С одной стороны — это достояние государства и общества, с другой — объект недвижимого имущества, который должен использоваться, у которого должен быть владелец, обеспечивающий жизнедеятельность памятника и поддерживающий его сохранность.
«Именно поэтому так важно, чтобы все памятники были должным образом занесены в реестр, получили охранную документацию, а, значит, и однозначные и четко определенные требования к его содержанию», — поясняет Демидов.
Еще хуже, по его словам, обстоят дела с обеспеченностью объектов культурного наследия зонами охраны.
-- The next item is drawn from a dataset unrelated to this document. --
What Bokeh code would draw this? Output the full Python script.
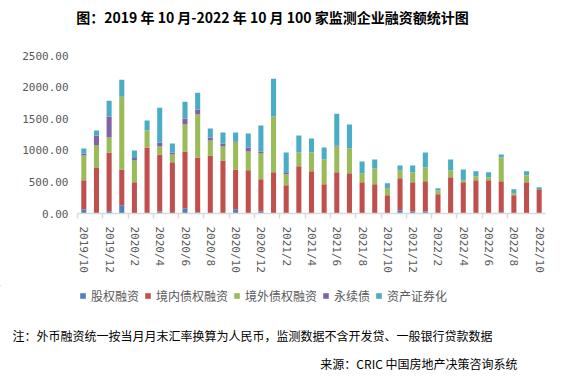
from bokeh.plotting import figure
from bokeh.layouts import column, row
from bokeh.models import (Range1d, FixedTicker, PrintfTickFormatter, Legend, LegendItem,
                          Label, ColumnDataSource)
from bokeh.embed import file_html
from bokeh.resources import INLINE

months = ["2019/10", "2019/11", "2019/12",
          "2020/1", "2020/2", "2020/3", "2020/4", "2020/5", "2020/6",
          "2020/7", "2020/8", "2020/9", "2020/10", "2020/11", "2020/12",
          "2021/1", "2021/2", "2021/3", "2021/4", "2021/5", "2021/6",
          "2021/7", "2021/8", "2021/9", "2021/10", "2021/11", "2021/12",
          "2022/1", "2022/2", "2022/3", "2022/4", "2022/5", "2022/6",
          "2022/7", "2022/8", "2022/9", "2022/10"]

equity = [68, 0, 37, 131, 0, 0, 32, 0, 84, 21, 0, 0, 68, 0, 32,
          0, 0, 0, 0, 0, 0, 0, 0, 0, 0, 52, 32,
          32, 0, 0, 0, 0, 0, 21, 0, 0, 0]
domestic = [457, 719, 929, 567, 494, 1045, 903, 809, 898, 866, 919, 840, 630, 683, 509,
            651, 446, 746, 667, 462, 651, 635, 494, 462, 289, 505, 462,
            477, 305, 572, 494, 525, 525, 488, 289, 494, 383]
foreign = [394, 357, 236, 1150, 346, 273, 126, 126, 425, 678, 236, 221, 426, 299, 409,
           882, 174, 220, 299, 394, 410, 394, 141, 252, 110, 126, 157,
           221, 63, 111, 31, 63, 47, 378, 31, 110, 0]
perpetual = [31, 158, 331, 0, 37, 0, 63, 31, 95, 78, 47, 47, 15, 63, 32,
             0, 31, 0, 0, 0, 15, 0, 0, 0, 16, 0, 0,
             0, 0, 0, 0, 0, 0, 0, 0, 0, 0]
abs_sec = [79, 78, 252, 268, 121, 152, 551, 142, 267, 268, 142, 173, 142, 220, 409,
           599, 315, 268, 221, 189, 504, 378, 189, 142, 63, 78, 110,
           236, 31, 173, 173, 79, 79, 48, 63, 63, 32]

series_names = ["股权融资", "境内债权融资", "境外债权融资", "永续债", "资产证券化"]
series_keys = ["equity", "domestic", "foreign", "perpetual", "abs_sec"]
colors = ["#4F81BD", "#C0504D", "#9BBB59", "#8064A2", "#4BACC6"]
y_ticks = [0, 500, 1000, 1500, 2000, 2500]

title_text = "图：2019 年 10 月-2022 年 10 月 100 家监测企业融资额统计图"
note_text = "注：外币融资统一按当月月末汇率换算为人民币，监测数据不含开发贷、一般银行贷款数据"
source_text = "来源：CRIC 中国房地产决策咨询系统"

FONT = "Noto Sans CJK SC"
MONO = "DejaVu Sans Mono"
GREY = "#595959"
W = 568
H_TOP, H_MID, H_BOT = 30, 255, 94


def blank(h):
    f = figure(width=W, height=h, output_backend="svg", toolbar_location=None,
               x_range=Range1d(0, W), y_range=Range1d(h, 0),
               x_axis_location=None, y_axis_location=None,
               min_border=0, min_border_left=0, min_border_right=0,
               min_border_top=0, min_border_bottom=0)
    f.outline_line_color = None
    f.xgrid.visible = False
    f.ygrid.visible = False
    return f


# ---- title strip
p_top = blank(H_TOP)
p_top.add_layout(Label(x=272, y=16, text=title_text,
                       text_align="center", text_baseline="middle", text_font=FONT,
                       text_font_size="14px", text_font_style="bold", text_color="black"))

# ---- chart
idx = list(range(len(months)))
source = ColumnDataSource(dict(x=idx, equity=equity, domestic=domestic, foreign=foreign,
                               perpetual=perpetual, abs_sec=abs_sec))

p = figure(width=W, height=H_MID, output_backend="svg", toolbar_location=None,
           x_range=Range1d(-0.5, len(months) - 0.5), y_range=Range1d(0, 2500),
           min_border_left=77, min_border_right=23, min_border_top=25, min_border_bottom=72)
p.outline_line_color = None
p.xgrid.visible = False
p.ygrid.visible = False

renderers = p.vbar_stack(series_keys, x="x", width=0.4, color=colors, source=source,
                         line_color=None)

ya = p.yaxis[0]
ya.ticker = FixedTicker(ticks=y_ticks)
ya.formatter = PrintfTickFormatter(format="%.2f")
ya.axis_line_color = None
ya.major_tick_line_color = None
ya.minor_tick_line_color = None
ya.major_tick_out = 0
ya.major_label_standoff = 9
ya.major_label_text_font = MONO
ya.major_label_text_font_size = "11px"
ya.major_label_text_color = GREY

xa = p.xaxis[0]
label_pos = idx[::2]
xa.ticker = FixedTicker(ticks=label_pos, minor_ticks=[i - 0.5 for i in label_pos[:-1]])
xa.major_label_overrides = {i: months[i] for i in label_pos}
xa.axis_line_color = "#D9D9D9"
xa.axis_line_width = 1.5
xa.major_tick_line_color = None
xa.major_tick_out = 0
xa.major_tick_in = 0
xa.minor_tick_line_color = "#D9D9D9"
xa.minor_tick_line_width = 1.5
xa.minor_tick_out = 5
xa.minor_tick_in = 0
xa.major_label_standoff = 8
xa.major_label_orientation = "vertical"
xa.major_label_text_font = MONO
xa.major_label_text_font_size = "11px"
xa.major_label_text_color = GREY

# ---- legend + notes strip
p_bot = blank(H_BOT)
# off-canvas proxies that only supply the legend swatches
proxies = [p_bot.vbar(x=[-100], top=[-100], bottom=[-110], width=1, color=c, line_color=None)
           for c in colors]
legend = Legend(items=[LegendItem(label=n, renderers=[r]) for n, r in zip(series_names, proxies)],
                location=(79, 75), orientation="horizontal",
                glyph_width=7, glyph_height=7, label_standoff=5, spacing=5,
                padding=0, margin=0, border_line_color=None, background_fill_alpha=0,
                label_text_font=FONT, label_text_font_size="12px", label_text_color=GREY,
                label_height=14)
p_bot.add_layout(legend)
p_bot.add_layout(Label(x=12, y=50, text=note_text,
                       text_align="left", text_baseline="middle", text_font=FONT,
                       text_font_size="12px", text_color="black"))
p_bot.add_layout(Label(x=517, y=78, text=source_text,
                       text_align="right", text_baseline="middle", text_font=FONT,
                       text_font_size="12px", text_color="black"))

layout = column(row(p_top), p, row(p_bot), spacing=0)
open("out.html", "w").write(file_html(layout, INLINE))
«Так, один из фундаментальных принципов охраны наследия, заложенный еще в „Венецианской хартии“, гласит, что любой памятник неотделим не только от истории, свидетелем которой он является, но и от окружающей среды, где он расположен, — приводит пример эксперт. — Это хорошо видно на примере знаменитой церкви Покрова на Нерли: пойменный луг, по которому к ней ведет дорога, является той самой охранной зоной, где запрещено строительство. Застрой его — и жемчужина древнерусского зодчества потеряла бы свое очарование, потерявшись за другими строениями».
Перераспределение ответственности
В 2008 году на государственном уровне появился тренд «делегирования полномочий», ударивший сразу по многим сферам: Минкульт отдал памятники федерального значения на содержание регионам. Это сопровождалось дотированием каждого из них довольно несерьезными суммами.
Задача по наполнению реестра тоже была передана в регионы. Таким образом, у министерства осталась лишь надзорная функция, которая, как можно судить по многим объектам, не выполняется.
«Было бы разумным вывести из-под юрисдикции Минкульта заботу о недвижимых памятниках культуры и реставрацию — у них своих забот хватает, — уверена Светлана Мельникова. — Эта же сфера не чисто гуманитарная — она требует участия архитекторов, строителей и других „технарей“. Нужна отдельная структура, в виде комитета, например, которая занималась бы только этим вопросом. А у Минкульта сегодня столько задач, что дай Бог справиться со всеми на должном уровне».
В 2016 году на реставрацию памятников было выделено 12,5 миллиардов рублей. Раньше почти все реставрационные тендеры министерства выигрывало 2−3 фирмы, пороги которых потом обивали многочисленные субподрядчики. Чем это закончилось — известно, замминистра Пирумов, кормившийся на этой стезе был арестован вместе с подельниками. Все они дали признательные показания и даже вернули бюджету часть денег, что, впрочем, не дало им возможности покинуть стены СИЗО.
Впрочем, со дня их ареста вся деятельность на объектах реставрации была остановлена, вплоть до заключения новых контрактов.
Правда, дело замминистра все же изменило порядок распределения средств из министерства. Вместо одной организации, занимавшейся этим, будет создано две.
Тяжесть ситуации подкрепляется и малым количеством специалистов на рынке. Например, в Москве всего один колледж, где готовят плотников-реставраторов, способных работать с деревянным зодчеством.
Да и с каменным не все так просто — по закону любые работы на памятнике архитектуры имеет право проводить только лицензированная фирма, в которой работают соответствующие специалисты.
Но на практике реализуется два варианта — либо аттестованные специалисты работают сразу в нескольких конторах, либо лицензии покупаются точно так же, как дипломы и любые иные документы — через интернет.
Соответствующие лицензии имеют более 4 тыс. реставрационных организаций при том, что аттестованных реставраторов, согласно реестру Минкульта, всего около 400 человек.
Возвращаясь же к храмам, на запрос «Ридуса», кроме прочего Минкульт ответил, что взаимодействие с РПЦ осуществляется в рамках специального меморандума, в котором прописано, что финансирование объектов религиозного назначения осуществляется с учетом мнения Финансово-хозяйственного управления Московской Патриархии. То есть, Церковь сама запрашивает нужную по своему мнению сумму, а государство уже решает, сколько оно сможет выделить.
Как отмечено выше, эти деньги редко достигают даже храмов в небольших городах, а деревенские церкви продолжают медленно, но верно разрушаться. И если сегодня неважно кто — государство, РПЦ, или общество не найдут способ (читай — деньги) на программу консервации, очень скоро от них практически ничего не останется.